Leadership in Action: Game-Changing ADs and UPMs

November 17, 2011 An AD/UPM Council West/DGA 75th Anniversary Event

On November 17, the 75th Anniversary Committee and the AD/UPM Council West presented Leadership in Action: Game-Changing ADs and UPMs, a celebration of the Assistant Directors and Unit Production Managers whose unique skills balance the creative vision of the Director with the complex realities of production. Moderated by UPM Pieter Jan Brugge (Love and Other Drugs), the panel discussion featured some of the most respected names in the game: Katy Garretson (Frasier) Duncan Henderson (Master and Commander), Sharon Mann (Titanic) and Jerry Ziesmer (Apocalypse Now). 

DGA President Taylor Hackford, fittingly, introduced the Guild's 75th Anniversary penultimate event as ‘the Abby Singer’ in his welcome to the audience in the DGA Headquarters Los Angeles Theater. Acknowledging the crucial role that ADs and UPM play he said, “I can assure you that a crack directorial team is among the most important elements of making any film a success.” 

Council Chair Marie Cantin and Council member Alan B. Curtiss paid tribute to legendary UPM Abby Singer, who was the evening’s very special guest. Curtiss stated that all the evening’s panelists strove to follow in Singer’s footsteps, both by their leadership in the workplace and their service to the Guild.

Kicking off the discussion, Brugge asked the panelists to share how they got their start in the industry. 

Henderson, who began his career as a DGA Trainee and is now a member of the DGA National Board, said he had no background in the business. “I had no connections. I had a business degree and I was working as a stock broker.” To the audience’s amusement, he admitted the reason he wanted a career change was because he “wanted to do something a little bit more exciting.”  He recalled how his start as DGA Trainee in television was instrumental to his career. “You learn enormous discipline that you take with you for the rest of your career. When I worked on The Perfect Storm and we had to shoot four pages in one day and some said we couldn’t do it. I said, ‘Well ER is shooting on the other side of the lot and they’re going to shoot four pages before lunch.’”

Garretson also began as a DGA Trainee and vividly remembers having only been an AD for 30 days when she literally ran into Singer on the Universal lot. “He said. ‘Hey kid, we voted you into the Guild last night!’ I will never forget that moment. That was the first time I realized I had joined a new family.”

Asked to talk about the obstacles she encountered in trying to advance her career, Mann stated that her struggles were with sexism. “I had been on really large pictures as a 2nd AD,” said Mann, “and when I was trying to transition I could not get an interview on a big picture. So I started my 1st AD career in television. It was great but not the career I had envisioned.” It was in fact Henderson who helped her get a meeting with Hollywood Pictures, which sent her career soaring.

Throughout the course of the evening, Brugge screened a series of clips which featuring some iconic moments from the panelists’ body work, and elicited insights into the nuts and bolts behind making movie magic.

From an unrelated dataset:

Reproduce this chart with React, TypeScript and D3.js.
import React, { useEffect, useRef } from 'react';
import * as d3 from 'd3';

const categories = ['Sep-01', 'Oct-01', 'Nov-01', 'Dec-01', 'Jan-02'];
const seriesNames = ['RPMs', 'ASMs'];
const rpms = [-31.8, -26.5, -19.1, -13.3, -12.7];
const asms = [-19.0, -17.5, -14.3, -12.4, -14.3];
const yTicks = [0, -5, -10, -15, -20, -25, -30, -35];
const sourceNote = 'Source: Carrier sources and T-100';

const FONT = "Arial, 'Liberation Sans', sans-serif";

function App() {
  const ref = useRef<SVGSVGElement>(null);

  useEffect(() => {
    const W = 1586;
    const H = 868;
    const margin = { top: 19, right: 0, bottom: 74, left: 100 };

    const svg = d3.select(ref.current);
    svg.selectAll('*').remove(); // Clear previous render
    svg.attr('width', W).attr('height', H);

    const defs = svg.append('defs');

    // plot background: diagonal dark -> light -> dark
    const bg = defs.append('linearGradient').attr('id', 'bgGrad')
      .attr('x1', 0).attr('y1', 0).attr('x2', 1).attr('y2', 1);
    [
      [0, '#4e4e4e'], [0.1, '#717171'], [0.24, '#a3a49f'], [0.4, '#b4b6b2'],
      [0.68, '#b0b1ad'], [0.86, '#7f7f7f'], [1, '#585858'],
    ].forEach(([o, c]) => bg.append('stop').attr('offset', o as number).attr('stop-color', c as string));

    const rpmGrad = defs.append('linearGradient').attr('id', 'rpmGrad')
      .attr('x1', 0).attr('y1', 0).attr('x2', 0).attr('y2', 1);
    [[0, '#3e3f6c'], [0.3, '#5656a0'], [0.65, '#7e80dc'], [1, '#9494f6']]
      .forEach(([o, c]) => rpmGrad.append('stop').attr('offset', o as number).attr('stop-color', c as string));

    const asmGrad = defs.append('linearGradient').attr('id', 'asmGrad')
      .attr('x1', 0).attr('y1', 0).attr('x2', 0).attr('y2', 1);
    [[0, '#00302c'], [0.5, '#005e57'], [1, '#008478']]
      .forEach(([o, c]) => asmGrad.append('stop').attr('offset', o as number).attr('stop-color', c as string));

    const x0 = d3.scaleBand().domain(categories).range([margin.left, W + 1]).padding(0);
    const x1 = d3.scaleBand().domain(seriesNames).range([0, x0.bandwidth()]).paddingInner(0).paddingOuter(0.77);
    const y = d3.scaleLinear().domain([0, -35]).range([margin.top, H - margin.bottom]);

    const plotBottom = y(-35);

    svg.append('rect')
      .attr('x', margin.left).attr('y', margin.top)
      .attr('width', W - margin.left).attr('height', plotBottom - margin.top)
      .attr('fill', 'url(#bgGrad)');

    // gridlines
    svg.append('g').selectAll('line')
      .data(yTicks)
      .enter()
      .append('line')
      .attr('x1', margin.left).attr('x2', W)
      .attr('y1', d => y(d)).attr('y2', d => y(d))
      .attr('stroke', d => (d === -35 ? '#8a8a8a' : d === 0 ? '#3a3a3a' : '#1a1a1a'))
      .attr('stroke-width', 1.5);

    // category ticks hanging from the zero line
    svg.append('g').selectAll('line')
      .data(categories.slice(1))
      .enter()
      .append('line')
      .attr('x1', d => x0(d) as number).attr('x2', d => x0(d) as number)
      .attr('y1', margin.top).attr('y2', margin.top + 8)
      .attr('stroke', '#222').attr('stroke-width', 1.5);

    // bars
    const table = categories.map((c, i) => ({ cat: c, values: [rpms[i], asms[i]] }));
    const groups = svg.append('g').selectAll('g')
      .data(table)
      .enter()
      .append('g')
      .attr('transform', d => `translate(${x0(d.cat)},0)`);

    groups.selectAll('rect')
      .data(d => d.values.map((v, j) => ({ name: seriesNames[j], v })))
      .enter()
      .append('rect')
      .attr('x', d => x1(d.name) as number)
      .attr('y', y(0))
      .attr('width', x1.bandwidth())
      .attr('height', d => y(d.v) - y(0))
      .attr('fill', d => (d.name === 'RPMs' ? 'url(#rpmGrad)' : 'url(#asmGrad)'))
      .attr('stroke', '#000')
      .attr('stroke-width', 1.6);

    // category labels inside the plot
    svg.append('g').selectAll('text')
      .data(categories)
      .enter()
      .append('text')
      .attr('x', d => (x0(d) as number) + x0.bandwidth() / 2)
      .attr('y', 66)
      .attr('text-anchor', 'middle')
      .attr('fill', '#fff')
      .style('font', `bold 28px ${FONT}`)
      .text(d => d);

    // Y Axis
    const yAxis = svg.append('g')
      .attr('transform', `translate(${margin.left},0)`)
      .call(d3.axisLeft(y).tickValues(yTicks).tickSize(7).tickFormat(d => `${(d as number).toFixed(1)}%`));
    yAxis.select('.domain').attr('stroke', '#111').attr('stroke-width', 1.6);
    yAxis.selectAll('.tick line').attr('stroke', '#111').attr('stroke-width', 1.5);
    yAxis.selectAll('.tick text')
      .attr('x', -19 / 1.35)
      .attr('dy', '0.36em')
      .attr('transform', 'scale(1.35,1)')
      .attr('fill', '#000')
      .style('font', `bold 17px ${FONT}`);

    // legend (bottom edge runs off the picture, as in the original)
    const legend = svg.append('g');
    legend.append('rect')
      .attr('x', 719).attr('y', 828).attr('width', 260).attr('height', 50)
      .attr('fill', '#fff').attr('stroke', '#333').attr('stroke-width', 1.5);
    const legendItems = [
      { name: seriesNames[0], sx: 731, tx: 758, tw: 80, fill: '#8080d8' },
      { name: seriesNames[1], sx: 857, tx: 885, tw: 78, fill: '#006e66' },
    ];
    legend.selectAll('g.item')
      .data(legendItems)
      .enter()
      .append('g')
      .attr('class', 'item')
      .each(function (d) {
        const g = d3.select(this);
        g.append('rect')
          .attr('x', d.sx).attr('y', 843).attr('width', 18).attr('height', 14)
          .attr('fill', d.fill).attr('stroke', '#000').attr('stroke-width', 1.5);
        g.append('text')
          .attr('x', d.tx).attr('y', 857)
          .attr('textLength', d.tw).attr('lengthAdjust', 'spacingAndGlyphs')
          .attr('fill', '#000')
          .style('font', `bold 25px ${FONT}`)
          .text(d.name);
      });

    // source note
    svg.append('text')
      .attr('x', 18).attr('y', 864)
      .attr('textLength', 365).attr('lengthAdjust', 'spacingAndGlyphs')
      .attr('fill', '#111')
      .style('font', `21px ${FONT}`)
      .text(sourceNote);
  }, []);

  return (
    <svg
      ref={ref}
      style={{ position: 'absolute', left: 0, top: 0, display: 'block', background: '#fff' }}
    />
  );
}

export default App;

Ziesmer, who selected the Napalm scene from Apocalypse Now, regaled the audience with his colorful, larger-than-life account of working with Coppola on location in the Philippines. Upon arrival he found himself having to deal with an entire crew playing volleyball because the required helicopters for the scene had not arrived. Ziesmer said to Coppola, “’Here’s an idea, Francis: let’s film something else…’ And Apocalypse Now began.” Asked by Brugge how they pulled off scenes of warfare in the days before CGI, Ziesmer explained, “Everyone had to know exactly where those bombs were planted and then you had to take the extras and tell them, basically, ‘Don’t walk here, baby.’”

Garretson chose a scene from the film Clifford which she felt was highly instrumental in her career as it highlighted one of the AD duties of setting background. “I do believe that what we do is art,” said Garretson, “and if it’s not, it can be and it should be. As a 2nd AD I was able to get really creative with the background on this project. There’s this stigma of ADs being the ‘technical’ people, but even as a 1st AD on Frasier, I would still work with the background talent because I really love the interaction and that creative aspect of the job.”

“The role of a UPM and the AD is to keep people safe,” said Mann who, exemplifying what it means to “think like an AD,” went to great lengths to keep the Titanic  background talent safe. Recruited on to the film by Henderson, who was studio executive at the time, Mann went so far as to volunteer to experiment with medical experts to find out how long she could stay in 55 degree water before slipping into hypothermia. “What made me a good UPM is the fact I’d been an AD. I knew the point of the whole thing is the Director’s vision.” 

Henderson agreed. ”You’re the chameleon. You’re the one that changes to service what the Director needs. You’re both trying to make the best picture that you can.”

Brugge closed the evening noting that although a film is the reflection of the Director’s vision, the gifted and talented ADs and UPMs “create the space for the actors who, ultimately, the audience comes to see.”